● **What the task asks**
Exactly as written, write out the lines below from the first to the one containing "import seaborn as sns", inclusive. Pictures do not belong in the copy.

***** Dataset extract

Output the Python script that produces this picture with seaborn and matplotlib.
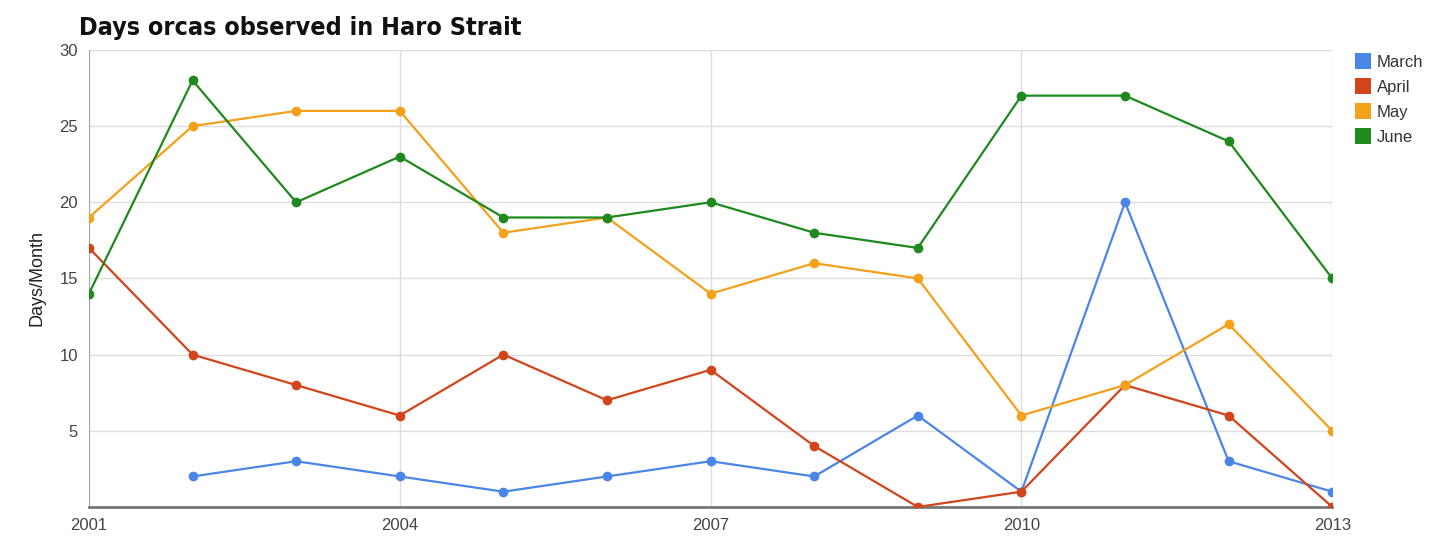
import numpy as np
import pandas as pd
import matplotlib
matplotlib.use("Agg")
import matplotlib.pyplot as plt
from matplotlib.lines import Line2D
import seaborn as sns

years = list(range(2001, 2014))
march = [np.nan, 2, 3, 2, 1, 2, 3, 2, 6, 1, 20, 3, 1]
april = [17, 10, 8, 6, 10, 7, 9, 4, 0, 1, 8, 6, 0]
may = [19, 25, 26, 26, 18, 19, 14, 16, 15, 6, 8, 12, 5]
june = [14, 28, 20, 23, 19, 19, 20, 18, 17, 27, 27, 24, 15]
months = ["March", "April", "May", "June"]
colors = ["#4a86e8", "#d2441a", "#f5a01a", "#1e8a1e"]
xticks = [2001, 2004, 2007, 2010, 2013]
yticks = [5, 10, 15, 20, 25, 30]

df = pd.DataFrame({"Year": years, "March": march, "April": april,
                   "May": may, "June": june})
long = df.melt(id_vars="Year", var_name="Month", value_name="Days").dropna()

sns.set_style("white")
plt.rcParams['font.family'] = ['Liberation Sans', 'DejaVu Sans']

fig = plt.figure(figsize=(14.44, 5.37), dpi=100)
ax = fig.add_axes([0.0616, 0.056, 0.861, 0.851])

palette = dict(zip(months, colors))
sns.lineplot(data=long, x="Year", y="Days", hue="Month", hue_order=months,
             palette=palette, marker="o", markersize=7, markeredgewidth=0,
             linewidth=1.6, ax=ax, legend=False, zorder=3)

ax.set_xlim(2001, 2013)
ax.set_ylim(0, 30)
ax.set_xticks(xticks)
ax.set_yticks(yticks)
ax.set_xticklabels([str(x) for x in xticks], fontsize=12, color="#444444")
ax.set_yticklabels([str(y) for y in yticks], fontsize=12, color="#444444")
ax.tick_params(length=0, pad=8)
ax.grid(True, color="#dddddd", linewidth=1)
ax.set_xlabel("")
ax.set_ylabel("Days/Month", fontsize=13, color="#222222", labelpad=10)
for s in ["top", "right"]:
    ax.spines[s].set_visible(False)
ax.spines["left"].set_color("#aaaaaa")
ax.spines["bottom"].set_color("#777777")
ax.spines["bottom"].set_linewidth(2)

# condensed bold title
fig.text(0.055, 0.948, "Days orcas observed in Haro Strait", fontsize=18,
         fontweight="bold", fontstretch="condensed",
         family=["DejaVu Sans"], color="#111111", va="center")

handles = [Line2D([], [], marker="s", linestyle="none", markersize=12,
                  markerfacecolor=c, markeredgewidth=0) for c in colors]
fig.legend(handles, months, loc="upper left", bbox_to_anchor=(0.928, 0.925),
           frameon=False, fontsize=12, handletextpad=0.3, labelspacing=0.6,
           handlelength=1.0, labelcolor="#333333")

fig.savefig("out.png", dpi=100)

**********

● **Finished task**
Output the Python script that produces this picture with seaborn and matplotlib.
import numpy as np
import pandas as pd
import matplotlib
matplotlib.use("Agg")
import matplotlib.pyplot as plt
from matplotlib.lines import Line2D
import seaborn as sns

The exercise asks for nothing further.